** BEGIN MATERIAL PROVIDED **

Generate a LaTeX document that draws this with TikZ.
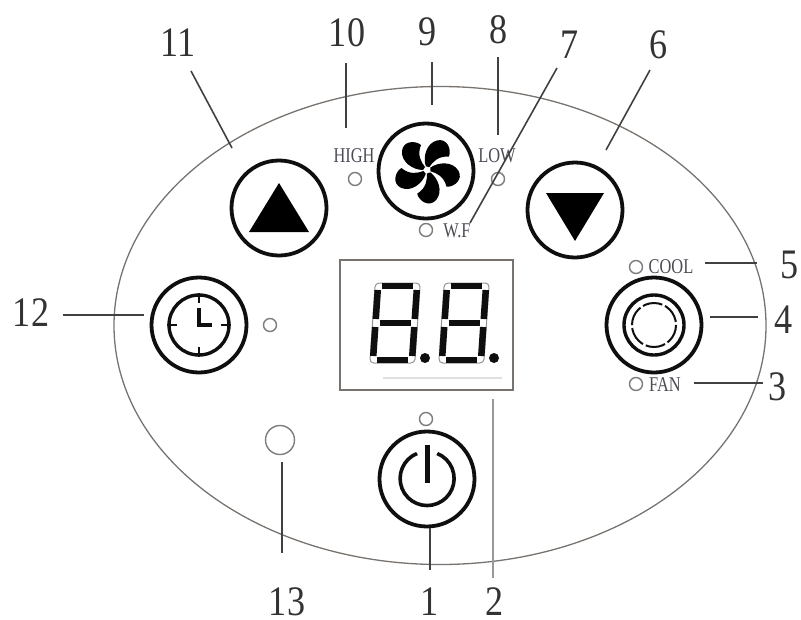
\documentclass[tikz,border=0pt]{standalone}
\usepackage{xcolor}
\usepackage{fontspec}
\setmainfont{Liberation Serif}
\definecolor{inkline}{RGB}{15,15,15}
\definecolor{leadline}{RGB}{65,65,65}
\definecolor{shellline}{RGB}{120,115,110}
\definecolor{lampline}{RGB}{125,125,125}
\definecolor{tagtext}{RGB}{75,75,85}
\newcommand{\narrowtag}[1]{\scalebox{.78}[1]{#1}}
\newcommand{\narrownum}[1]{\scalebox{.86}[1]{#1}}
\tikzset{
  button/.style={circle, draw=inkline, line width=3.8pt, minimum size=95pt, inner sep=0pt},
  lamp/.style={circle, draw=lampline, line width=1.4pt, minimum size=13pt, inner sep=0pt},
  tag/.style={font=\fontsize{21}{21}\selectfont, text=tagtext, inner sep=0pt},
  num/.style={font=\fontsize{42}{42}\selectfont, text=black!80, inner sep=0pt},
  leader/.style={draw=leadline, line width=1.6pt},
  seg/.style={line width=6.5pt, inkline}
}
\begin{document}
\begin{tikzpicture}[x=1pt, y=-1pt]
  \useasboundingbox (0,0) rectangle (801,619);

  % Panel outline
  \draw[shellline, line width=1.3pt] (440,325.5) ellipse (326 and 239);

  % Display
  \node[draw=shellline, line width=1.6pt, minimum width=173pt, minimum height=130pt, inner sep=0pt] (display) at (426.5,325) {};
  \draw[black!12, line width=1.2pt] (383,378) -- (502,378);
  \foreach \dx in {373,442} {
    \begin{scope}[shift={(\dx,360)}, xslant=0.068]
      \draw[inkline!45, line width=1pt, rounded corners=4pt] (-3,-77) rectangle (42,3);
      \draw[seg] (4,-74) -- (35,-74);
      \draw[seg] (4,-37) -- (35,-37);
      \draw[seg] (4,0) -- (35,0);
      \draw[seg] (0,-70) -- (0,-41);
      \draw[seg] (39,-70) -- (39,-41);
      \draw[seg] (0,-33) -- (0,-4);
      \draw[seg] (39,-33) -- (39,-4);
    \end{scope}
    \fill[inkline] (\dx+52,358) circle (5);
  }

  % Buttons
  \node[button] (upbtn) at (279,208) {};
  \node[button] (fanbtn) at (426,171) {};
  \node[button] (downbtn) at (575,210) {};
  \node[button] (clockbtn) at (199,325) {};
  \node[button] (modebtn) at (654,325) {};
  \node[button] (powerbtn) at (427,479) {};

  % Arrow symbols
  \fill[black] (279,183) -- (309,232) -- (249,232) -- cycle;
  \fill[black] (546,193) -- (604,193) -- (575,241) -- cycle;

  % Fan blades
  \foreach \a in {0,72,144,216,288} {
    \fill[black, rotate around={\a:(427,170)}, shift={(427,170)}]
      (-2,-3) .. controls (-6,-8) and (-10,-15) .. (-6,-25)
      .. controls (-12,-30) and (-24,-29) .. (-25,-19)
      .. controls (-26,-8) and (-14,0) .. (-4,0) -- cycle;
  }
  \fill[white] (427,170) circle (2.5);

  % Clock face
  \draw[inkline, line width=3.4pt] (clockbtn.center) circle (30);
  \draw[inkline, line width=3.4pt] (199,308) -- (clockbtn.center) -- (212,325);
  \draw[inkline, line width=2.6pt] (199,293) -- (199,303) (199,347) -- (199,357);
  \draw[inkline, line width=2.6pt] (167,325) -- (177,325) (221,325) -- (231,325);

  % Mode knob
  \draw[inkline, line width=3.4pt] (modebtn.center) circle (30);
  \draw[inkline, line width=2pt, dash pattern=on 20pt off 3pt] (modebtn.center) circle (22);

  % Power symbol
  \draw[inkline, line width=3.6pt] (417,453.5) arc[start angle=-112, end angle=-428, radius=27];
  \draw[inkline, line width=5pt] (427,445) -- (427,483);

  % Lamps
  \node[lamp] (lamphigh) at (355,179) {};
  \node[lamp] (lamplow) at (498,179) {};
  \node[lamp] (lampwf) at (426,230) {};
  \node[lamp] (lampcool) at (636,267) {};
  \node[lamp] (lampfan) at (636,384) {};
  \node[lamp] (lampclock) at (270,325) {};
  \node[lamp] (lamppower) at (426,419) {};
  \node[lamp, minimum size=29pt] (sensor) at (280,440) {};

  % Lamp texts
  \node[tag] (taghigh) at (354,156) {\narrowtag{HIGH}};
  \node[tag] (taglow) at (497,156) {\narrowtag{LOW}};
  \node[tag] (tagwf) at (457,231) {\narrowtag{W.F}};
  \node[tag] (tagcool) at (671,267) {\narrowtag{COOL}};
  \node[tag] (tagfan) at (665,385) {\narrowtag{FAN}};

  % Numbers
  \node[num] (n1) at (430,602) {\narrownum{1}};
  \node[num] (n2) at (495,602) {\narrownum{2}};
  \node[num] (n3) at (778,387) {\narrownum{3}};
  \node[num] (n4) at (784,320) {\narrownum{4}};
  \node[num] (n5) at (790,265) {\narrownum{5}};
  \node[num] (n6) at (659,45) {\narrownum{6}};
  \node[num] (n7) at (570,45) {\narrownum{7}};
  \node[num] (n8) at (499,30) {\narrownum{8}};
  \node[num] (n9) at (428,32) {\narrownum{9}};
  \node[num] (n10) at (347,33) {\narrownum{10}};
  \node[num] (n11) at (178,43) {\narrownum{11}};
  \node[num] (n12) at (31,313) {\narrownum{12}};
  \node[num] (n13) at (287,602) {\narrownum{13}};

  % Leader lines with free ends
  \foreach \n/\ax/\ay/\bx/\by in {3/694/383/763/383, 5/705/263/757/263, 6/650/70/606/150,
    7/557/68/470/223, 8/498/57/498/135, 9/432/62/432/105, 10/346/63/346/128, 11/191/71/232/148} {
    \coordinate (from\n) at (\ax,\ay);
    \coordinate (to\n) at (\bx,\by);
    \draw[leader] (from\n) -- (to\n);
  }

  % Leader lines to parts
  \coordinate (to1) at (430,570);
  \coordinate (to2) at (493,578);
  \coordinate (to13) at (282,553);
  \coordinate (from4) at (710,317);
  \coordinate (to4) at (758,317);
  \coordinate (from12) at (63,315);
  \draw[leader, line width=2pt] (from4) -- (to4);
  \draw[leader, line width=2pt, shorten >=6pt] (from12) -- (clockbtn.west |- from12);
  \draw[leader, shorten <=7pt] (to13 |- sensor.south) -- (to13);
  \draw[leader] (to1 |- powerbtn.south) -- (to1);
  \draw[leader, draw=black!40, line width=2pt, shorten <=8pt] (to2 |- display.south) -- (to2);
\end{tikzpicture}
\end{document}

** END MATERIAL PROVIDED **

PROBLEM DETAILS >>
Only the lines from the start of the material through the line containing "(0,0) rectangle (801,619);" should be transcribed. Pictures stay out.

RESULT OF THIS TASK >>
Generate a LaTeX document that draws this with TikZ.
\documentclass[tikz,border=0pt]{standalone}
\usepackage{xcolor}
\usepackage{fontspec}
\setmainfont{Liberation Serif}
\definecolor{inkline}{RGB}{15,15,15}
\definecolor{leadline}{RGB}{65,65,65}
\definecolor{shellline}{RGB}{120,115,110}
\definecolor{lampline}{RGB}{125,125,125}
\definecolor{tagtext}{RGB}{75,75,85}
\newcommand{\narrowtag}[1]{\scalebox{.78}[1]{#1}}
\newcommand{\narrownum}[1]{\scalebox{.86}[1]{#1}}
\tikzset{
  button/.style={circle, draw=inkline, line width=3.8pt, minimum size=95pt, inner sep=0pt},
  lamp/.style={circle, draw=lampline, line width=1.4pt, minimum size=13pt, inner sep=0pt},
  tag/.style={font=\fontsize{21}{21}\selectfont, text=tagtext, inner sep=0pt},
  num/.style={font=\fontsize{42}{42}\selectfont, text=black!80, inner sep=0pt},
  leader/.style={draw=leadline, line width=1.6pt},
  seg/.style={line width=6.5pt, inkline}
}
\begin{document}
\begin{tikzpicture}[x=1pt, y=-1pt]
  \useasboundingbox (0,0) rectangle (801,619);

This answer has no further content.